### Given exercise
Starting at the line containing "Give me the" and ending at the line containing "var yTicks = [0,1,2,3,4,5,6,7,8,9,10];", reproduce each line exactly as written, with both end lines included and all pictures omitted.

### Data to process
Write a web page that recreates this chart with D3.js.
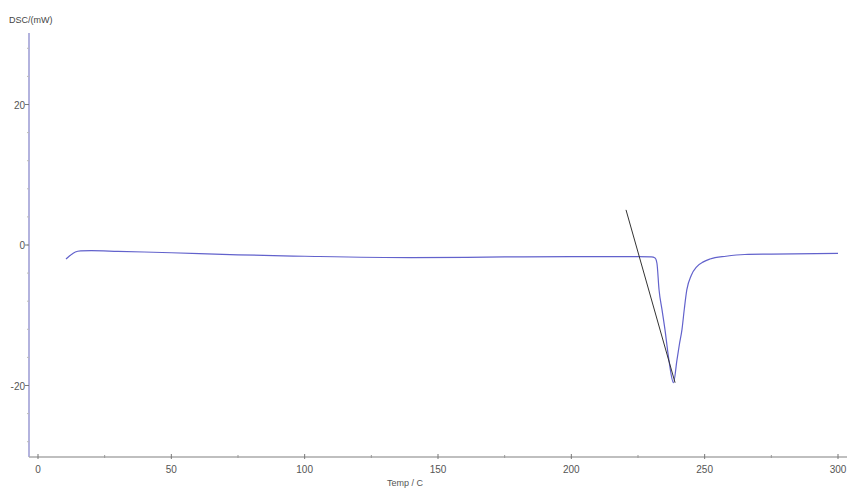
<!DOCTYPE html>
<html><head><meta charset="utf-8">
<script src="https://cdn.jsdelivr.net/npm/d3@7"></script>
<style>body{margin:0;background:#fff}svg{display:block}text{font-family:"Liberation Sans",Arial,sans-serif}</style>
</head><body><svg id="c" width="847" height="488"></svg>
<script>
const temps = [10.5,12,14,16,20,30,50,75,100,140,175,200,225,230,231.4,232.1,232.9,234,235.1,236.6,238.3,239.6,240.5,241.5,242.4,243.3,245,247,249.5,252,258,265,275,300];
const dsc   = [-2.0,-1.5,-1.0,-0.85,-0.8,-0.9,-1.1,-1.4,-1.6,-1.8,-1.7,-1.65,-1.65,-1.7,-1.85,-2.6,-6.4,-9.2,-12,-16.4,-19.6,-16.4,-14.2,-12,-9,-6.4,-4.3,-3.1,-2.4,-2.0,-1.6,-1.35,-1.3,-1.2];
const tangentT = [220.5, 238.9];
const tangentV = [5.0, -19.6];
const xTicks = [0,50,100,150,200,250,300];
const yTicks = [-20,0,20];
const xLabel = "Temp / C";
const yLabel = "DSC/(mW)";

const svg = d3.select("#c");
const x = d3.scaleLinear().domain([0,300]).range([38,838]);
const y = d3.scaleLinear().domain([-30,30]).range([455.75,34.25]);
const x0 = 29, y0 = 457;

svg.append("line").attr("x1",x0).attr("x2",x0).attr("y1",33).attr("y2",y0).attr("stroke","#8080c8").attr("stroke-width",1.2);
svg.append("line").attr("x1",x0).attr("x2",847).attr("y1",y0).attr("y2",y0).attr("stroke","#aaaaaa").attr("stroke-width",1.5);

const yMinor = d3.range(-28,29,4);
svg.selectAll(".ym").data(yMinor).enter().append("line")
  .attr("x1",x0-2).attr("x2",x0).attr("y1",d=>y(d)).attr("y2",d=>y(d)).attr("stroke","#bbb");
svg.selectAll(".yt").data(yTicks).enter().append("line")
  .attr("x1",x0-4).attr("x2",x0).attr("y1",d=>y(d)).attr("y2",d=>y(d)).attr("stroke","#777");
svg.selectAll(".yl").data(yTicks).enter().append("text")
  .attr("x",x0-4).attr("y",d=>y(d)+4).attr("text-anchor","end").attr("font-size",10).attr("fill","#555").text(d=>d);

const xMinor = d3.range(25,300,50);
svg.selectAll(".xm").data(xMinor).enter().append("line")
  .attr("x1",d=>x(d)).attr("x2",d=>x(d)).attr("y1",y0-2).attr("y2",y0+1).attr("stroke","#999");
svg.selectAll(".xt").data(xTicks).enter().append("line")
  .attr("x1",d=>x(d)).attr("x2",d=>x(d)).attr("y1",y0-3).attr("y2",y0+2).attr("stroke","#777");
svg.selectAll(".xl").data(xTicks).enter().append("text")
  .attr("x",d=>x(d)).attr("y",473).attr("text-anchor","middle").attr("font-size",10).attr("fill","#555").text(d=>d);

svg.append("text").attr("x",405).attr("y",486).attr("text-anchor","middle").attr("font-size",9).attr("fill","#555").text(xLabel);
svg.append("text").attr("x",9).attr("y",23).attr("font-size",9).attr("fill","#444").text(yLabel);

const pts = temps.map((t,i)=>[t,dsc[i]]);
svg.append("path").datum(pts)
  .attr("d", d3.line().x(d=>x(d[0])).y(d=>y(d[1])).curve(d3.curveMonotoneX))
  .attr("fill","none").attr("stroke","#6262cc").attr("stroke-width",1.2);

svg.append("line").attr("x1",x(tangentT[0])).attr("y1",y(tangentV[0])).attr("x2",x(tangentT[1])).attr("y2",y(tangentV[1]))
  .attr("stroke","#333").attr("stroke-width",1);
</script></body></html>
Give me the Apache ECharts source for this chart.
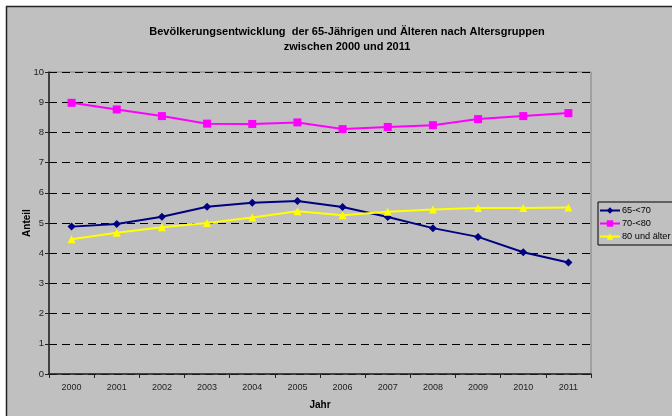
<!DOCTYPE html>
<html>
<head>
<meta charset="utf-8">
<script src="https://cdn.jsdelivr.net/npm/echarts@6/dist/echarts.min.js"></script>
<style>
html,body{margin:0;padding:0;background:#fff;}
#c{width:672px;height:416px;}
</style>
</head>
<body>
<div id="c"></div>
<script>
var years = ['2000','2001','2002','2003','2004','2005','2006','2007','2008','2009','2010','2011'];
var s65 = [4.88, 4.97, 5.21, 5.54, 5.67, 5.73, 5.53, 5.20, 4.83, 4.54, 4.03, 3.69];
var s70 = [8.98, 8.76, 8.54, 8.29, 8.28, 8.33, 8.11, 8.18, 8.24, 8.44, 8.54, 8.64];
var s80 = [4.46, 4.68, 4.86, 5.00, 5.18, 5.39, 5.26, 5.37, 5.45, 5.50, 5.50, 5.51];
var seriesNames = ['65-<70', '70-<80', '80 und älter'];
var yTicks = [0,1,2,3,4,5,6,7,8,9,10];

var font = 'Liberation Sans, Arial, sans-serif';
var chart = echarts.init(document.getElementById('c'), null, {renderer:'canvas'});
chart.setOption({
  backgroundColor: '#ffffff',
  animation: false,
  graphic: [{
    type: 'rect', z: -100, silent: true,
    shape: {x: 6.5, y: 6.5, width: 700, height: 420},
    style: {fill: '#c0c0c0', stroke: '#222', lineWidth: 1.5}
  }],
  title: {
    text: 'Bevölkerungsentwicklung  der 65-Jährigen und Älteren nach Altersgruppen\nzwischen 2000 und 2011',
    left: 342, top: 19, textAlign: 'center',
    textStyle: {fontFamily: font, fontSize: 11, fontWeight: 'bold', color: '#000', lineHeight: 15}
  },
  legend: {
    left: 598, top: 202, orient: 'vertical',
    itemWidth: 20, itemHeight: 8, itemGap: 4,
    padding: [4, 6, 4, 1],
    borderColor: '#000', borderWidth: 1, backgroundColor: '#c0c0c0',
    textStyle: {fontFamily: font, fontSize: 9.2, color: '#000', padding: [0,0,0,-3]},
    data: seriesNames
  },
  grid: {left: 49, right: 81, top: 72, bottom: 42, show: true, borderColor: '#808080', borderWidth: 1, backgroundColor: 'transparent'},
  xAxis: {
    type: 'category', data: years, boundaryGap: true,
    name: 'Jahr', nameLocation: 'middle', nameGap: 26, nameMoveOverlap: false,
    nameTextStyle: {fontFamily: font, fontSize: 10, fontWeight: 'bold', color: '#000'},
    axisLine: {lineStyle: {color: '#222', width: 1.5}},
    axisTick: {show: true, length: 4, lineStyle: {color: '#222'}},
    axisLabel: {fontFamily: font, fontSize: 9, color: '#222', margin: 9},
    splitLine: {show: false}
  },
  yAxis: {
    type: 'value', min: 0, max: 10, interval: 1,
    name: 'Anteil', nameLocation: 'middle', nameGap: 17, nameRotate: 90, nameMoveOverlap: false,
    nameTextStyle: {fontFamily: font, fontSize: 10, fontWeight: 'bold', color: '#000'},
    axisLine: {show: true, lineStyle: {color: '#222', width: 1.5}},
    axisTick: {show: true, length: 4, lineStyle: {color: '#222'}},
    axisLabel: {fontFamily: font, fontSize: 9.5, color: '#222', margin: 5,
      formatter: function(v){ return yTicks.indexOf(v) >= 0 ? String(v) : ''; }},
    splitLine: {show: true, lineStyle: {color: '#000', type: [8, 5], width: 1}}
  },
  series: [
    {name: seriesNames[0], type: 'line', data: s65, symbol: 'diamond', symbolSize: 8,
      lineStyle: {color: '#000080', width: 2}, itemStyle: {color: '#000080'}},
    {name: seriesNames[1], type: 'line', data: s70, symbol: 'rect', symbolSize: 8,
      lineStyle: {color: '#ff00ff', width: 2}, itemStyle: {color: '#ff00ff'}},
    {name: seriesNames[2], type: 'line', data: s80, symbol: 'triangle', symbolSize: 8,
      lineStyle: {color: '#ffff00', width: 2}, itemStyle: {color: '#ffff00'}}
  ]
});
</script>
</body>
</html>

### Written reply
Give me the Apache ECharts source for this chart.
<!DOCTYPE html>
<html>
<head>
<meta charset="utf-8">
<script src="https://cdn.jsdelivr.net/npm/echarts@6/dist/echarts.min.js"></script>
<style>
html,body{margin:0;padding:0;background:#fff;}
#c{width:672px;height:416px;}
</style>
</head>
<body>
<div id="c"></div>
<script>
var years = ['2000','2001','2002','2003','2004','2005','2006','2007','2008','2009','2010','2011'];
var s65 = [4.88, 4.97, 5.21, 5.54, 5.67, 5.73, 5.53, 5.20, 4.83, 4.54, 4.03, 3.69];
var s70 = [8.98, 8.76, 8.54, 8.29, 8.28, 8.33, 8.11, 8.18, 8.24, 8.44, 8.54, 8.64];
var s80 = [4.46, 4.68, 4.86, 5.00, 5.18, 5.39, 5.26, 5.37, 5.45, 5.50, 5.50, 5.51];
var seriesNames = ['65-<70', '70-<80', '80 und älter'];
var yTicks = [0,1,2,3,4,5,6,7,8,9,10];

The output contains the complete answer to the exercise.